When you’re ready to spend money for content, there are several choices. If you’re going to pay, make sure it’s worth the money. If there is an opportunity to watch a free lesson before purchasing, or a free trial, take advantage. Also, look at ratings and read reviews.  As I stated in another blog, good or bad, it means something when people take the time to write a review. Don’t assume that because a photographer is very popular, their videos are great. Every once in a while, even the great ones miss.

Some instructional videos such as Matt Kloskowski’s Photoshop System are downloadable for a one-time fee. Some instructional videos can be streamed and require monthly fees (KelbyOne, Lynda.com). Although PHLEARN has videos on various Photoshop topics on YouTube, you can download more substantial instructional content such as Photoshop Retouching tutorials for a one-time fee. Craftsy offers a wide selection of photography and post-processing contents with lifelong access.

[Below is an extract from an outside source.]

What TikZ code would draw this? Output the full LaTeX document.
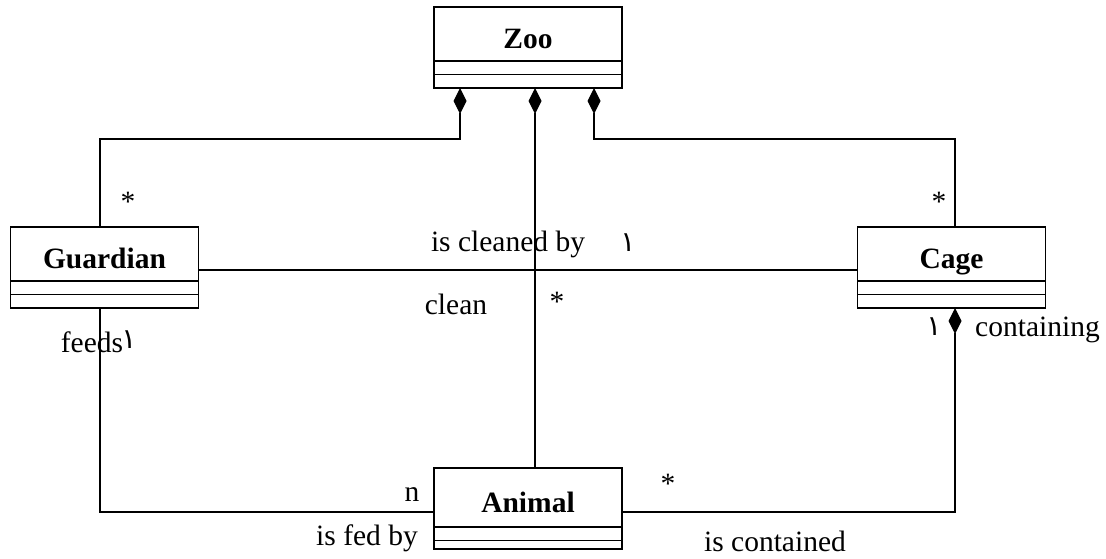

You have to make the decision about what you can afford and the value of that purchase to your photography. If you decide to pay for content from more than one source on a monthly basis, explore similarities and differences to ensure that for the most part, you receive different content from each.

You should also exercise caution in attending workshops that may vary in price from less than $100 to well over $1000 and that’s before adding the expense of hotel and travel if the workshop isn’t local. Again, ask yourself what attending the conference will bring to your photography. If it’s a workshop by a mentor with the chance to work and speak one-on-one, its value may be priceless.

A few final points:

  1. Look for sales. Throughout the year, particularly around holidays and national or international photography conferences, content goes on sale for a few hours to a few days. It’s a great opportunity to purchase content at a discounted price especially of it’s content you’ve been eyeing. Creative Live sometimes has pop-up sales offering significantly discounted prices for a few hours.
  2. Don’t be afraid to email someone at a company or a provider and ask if there are any discounts available. All they can do is say no. I’ve found that content providers are willing to provide a discount to get their products on the hands of photographers.
  3. This is related to #2. If you are a student in a photography program,  be it certificate program or a degree program, or you are studying an art medium other than photography you may qualify for a discount. You will only need provide ID and documentation of enrollment.
  4. Creative Live often has 24 hr broadcasts of some of their content. This is a great way to get a preview or if you have the time, to watch a significant amount of content without having to pay.

Quality photography instructors can make the difference in how fast and how well we learn the skills and the science of photography. A mentor–personal, online, or by just following their work, can help us become the artists we aspire to be. I hope you have mentor. If not, find a photographer who speaks to you and your art, and listen and learn.